Man I would love to! I'm in Cincinnati & am fairly busy right now unfortunately...

I may take you up on it sometime though!


----------



## Steelhead Fever (Dec 31, 2009)

This sounds soooooo cool! I would love to do this some day! thats cool...Cant wait to see the pics!


----------



## Intracoastal (Sep 12, 2009)

That's great that you hooked up fly fishing Erie. I tried a 350 grain sinking line for drum out of Edgewater the other day with no luck. As many as I wanted to catch on jigging spoons, but nothing on my surf candy emerald shiner. They must like the flash free-falling action of the spoon better than the subdued sliding of the fly. I will have to get in touch with you if I see the opportunity. I'm about 1.5hrs south of you.


----------



## Flyfish Dog (Nov 6, 2007)

Cool report! Want spoon for fly rod? I made some up last winter.


----------



## allwayzfishin (Apr 30, 2008)

wish i had a bigger boat, i can only accommodate 1 angler besides myself casting a fly. but hey we can take turns:} one thing tho, i am leavin to cali next weekend for a while to visit family. then i am off to Idaho, Wyoming, Montana and finally to Arizona visiting friends from the military. I cant wait to fish these states. so i have this sat and sun open to whomever wants to join me? weather permitting of course,let me know. thanks

intracoastal--try using a heavy tippet and large bead chain eyes on your setup. faster fall does the trick. heavy tippet to roll over the fly. these fish aren't line shy either.


----------



## Rainbow (Oct 24, 2005)

I'd love to know what area you were fishing?
I would LOVE to fly fish for smallies in Lake Erie!

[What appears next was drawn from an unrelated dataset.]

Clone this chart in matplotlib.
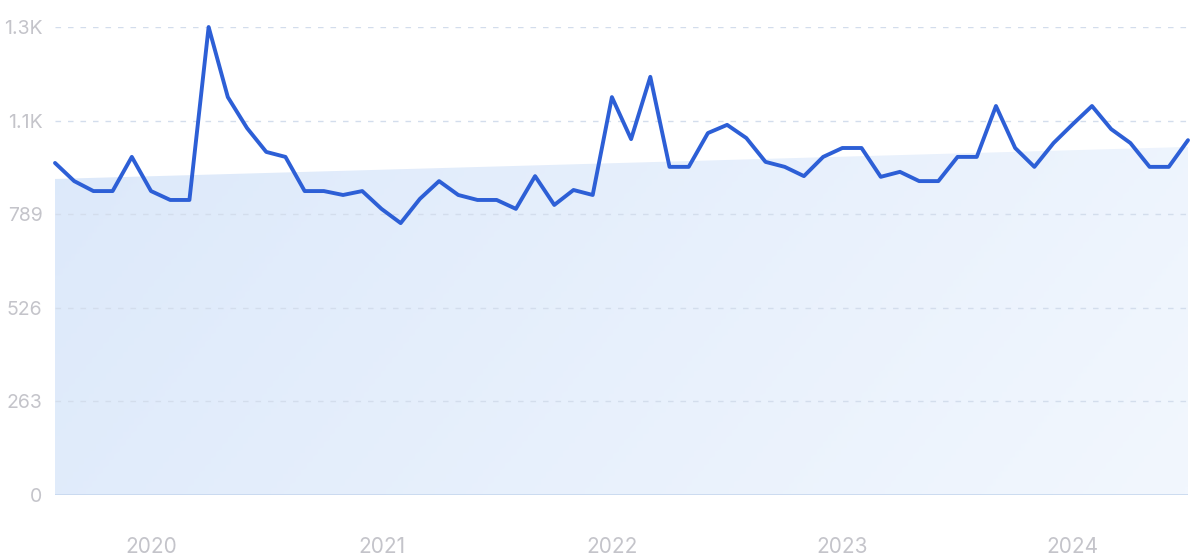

I've been fly fishing for almost 40 years (started when I was about 11 in my parents pond, for blue gill and bass) and I've been fly fishing in Colorado every year for the past 25 years and just got back from there yesterday.

I've got a 18' crestliner and have just started fishing Lake Erie for walleye.

If you want to go out, or you can give me a clue about what area you were in, it sounds like it'd be a great way to catch 'em!

I have the next few days free... let me know?!

Thanks!


----------



## fallen513 (Jan 5, 2010)

Rainbow said:


> I'd love to know what area you were fishing?
> I would LOVE to fly fish for smallies in Lake Erie!
> 
> I've been fly fishing for almost 40 years (started when I was about 11 in my parents pond, for blue gill and bass) and I've been fly fishing in Colorado every year for the past 25 years and just got back from there yesterday.
> ...



Were you in the airport late last night by chance?


----------



## Rainbow (Oct 24, 2005)

As a matter of fact... YES!
We came in from Denver and got back home at around 2:00 AM...
I'm guessing you saw me carrying my fly rod!? LOL


----------



## fallen513 (Jan 5, 2010)

Rainbow said:


> As a matter of fact... YES!
> We came in from Denver and got back home at around 2:00 AM...
> I'm guessing you saw me carrying my fly rod!? LOL




I was the guy who asked you if you caught any!!!!!!!!!!!




What a small world!  

Name's Seth, nice to meet ya!


----------



## allwayzfishin (Apr 30, 2008)

small world indeed!!! thats to funny, what are the chances? 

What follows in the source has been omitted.